Four Things Economic Experts Don't Tell You

by metatron 1 Replies latest jw friends

  • metatron
    metatron

    I'm just astounded at how 'experts' ignore all sorts of simple facts in their comments and predictions. As this applies especially to the current economic crisis, I offer three thoughts.

    Deficit budgets aren't balanced at zero. Well, not in real dollars, anyway. Dropping a government budget to a zero deficit would be deflationary since there is always a certain percentage of inflation. So, in real dollars, the budget needs to be balanced with a small deficit that matches the inflation rate ( to be neutral). Not even Senators seem to understand this.

    America gets away with debt because of its size and liquidity in markets. It's amazing just how much money foreigners keep dropping into US markets and Treasury bills. In part, this is because we have a large enough market to dump large sums into, together with good liquidity. Also, nations end up with huge piles of dollars they have to do something with ( from selling us oil, etc.) and so they get stuck putting it back into US investments. What a neat deal for us! Who knows how long this craziness will go on?

    We have the demographic issue. The US has large numbers of young workers while Europe and Japan are aging rapidly. Japan actually lost net workers last year. How can huge debts ever be paid off if the population is old - and in need of more and more services from governments? Like healthcare? Recent events exposed the fact that many European banks are far more leveraged than those in the US. Result: The US is in awful shape and most everyone else is worse! Russia may be losing close to a million people a year in net deaths over births. Australia should do well with their birthrate and feeding commodities to China for many years to come.
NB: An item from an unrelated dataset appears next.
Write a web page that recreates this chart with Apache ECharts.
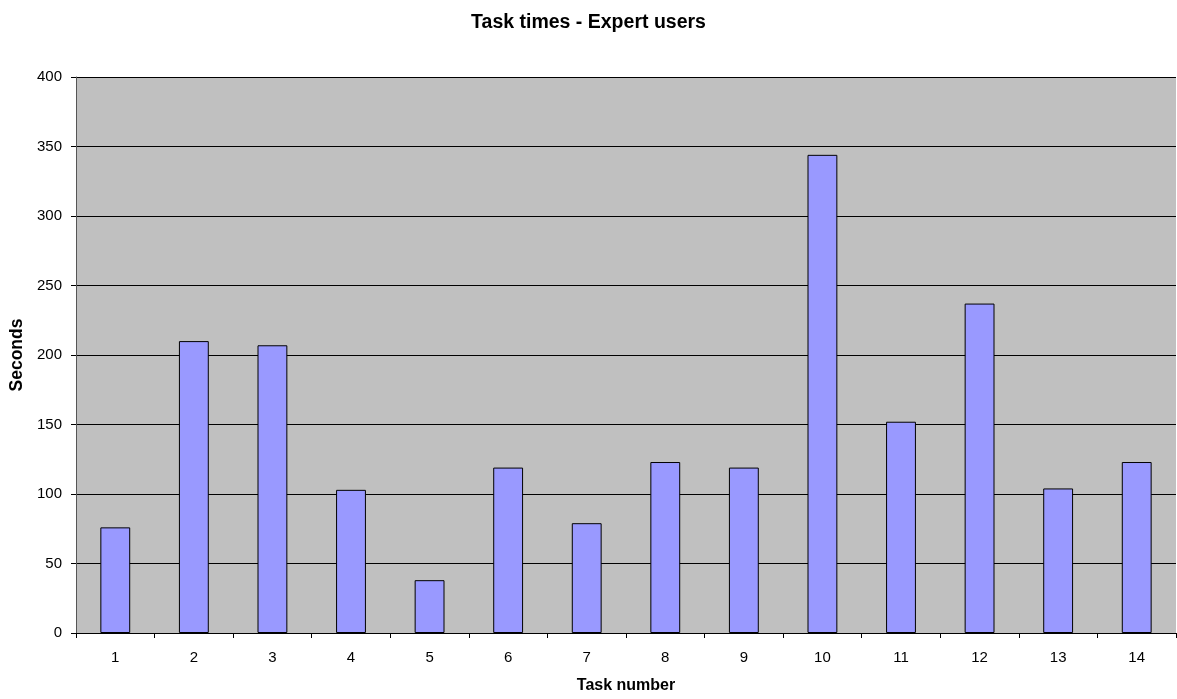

    Canceling debt is deflationary. Experts seem to miss this point. If I owe a bank a million bucks and never pay any of it back, I Have just pulled a million bucks out of the money supply. It's gone. Poof! And you wonder why everything financial is going down? The air is being let out of the balloon and governments are looking for ways to re-inflate economies while consumers reduce borrowing. You may see large government work programs to try to get things pumped up again.

    metatron

  • quietlyleaving
    quietlyleaving

    an interesting article I was reading today

    http://www.businessspectator.com.au/bs.nsf/Article/Asias-revenge-K8TBB?OpenDocument&src=sph

    Between January 2000 and April 2007, the stock of global foreign currency reserves rose by $5,200 billion. Thus three-quarters of all the foreign currency reserves accumulated since the beginning of time have been piled up in this decade. Inevitably, a high proportion – probably close to two-thirds – of these sums were placed in dollars, thereby supporting the US currency and financing US external deficits.

    The savings glut had another dimension, related to a second financial shock – the bursting of the dotcom bubble in 2000. One consequence was the move of the corporate sectors of most high-income countries into financial surplus. In other words, their retained earnings came to exceed their investments. Instead of borrowing from banks and other suppliers of capital, non-financial corporations became providers of finance.

    In this world of massive savings surpluses in a range of important countries and weak demand for capital from non-financial corporations, central banks ran easy monetary policies. They did so because they feared the possibility of a shift into deflation. The Fed, in particular, found itself having to offset the contractionary effects of the vast flow of private and, above all, public capital into the US.

    A simple way of thinking about what has happened to the global economy in the 2000s is that high-income countries with elastic credit systems and households willing to take on rising debt levels offset the massive surplus savings in the rest of the world. The lax monetary policies facilitated this excess spending, while the housing bubble was the vehicle through which it worked.

    and the way out

    So among the most important tasks ahead is to create a system of global finance that allows a more balanced world economy, with excess savings being turned into either high-return investment or consumption by the world’s poor, including in capital- exporting countries such as China. A part of the answer will be the development of local-currency finance in emerging economies, which would make it easier for them to run current account deficits than proved to be the case in the past three decades.

    It is essential in any case for countries in a position to do so to expand domestic demand vigorously. Only in this way can the recessionary impulse coming from the corrections in the debt-laden countries be offset.

    Yet there is a still bigger challenge ahead. The crisis demonstrates that the world has been unable to combine liberalised capital markets with a reasonable degree of financial stability. A particular problem has been the tendency for large net capital flows and associated current account and domestic financial balances to generate huge crises. This is the biggest of them all.

    Lessons must be learnt. But those should not just be about the regulation of the financial sector. Nor should they be only about monetary policy. They must be about how liberalised finance can be made to support the global economy rather than destabilise it.

    This is no little local difficulty. It raises the deepest questions about the way forward for our integrated world economy. The learning must start now.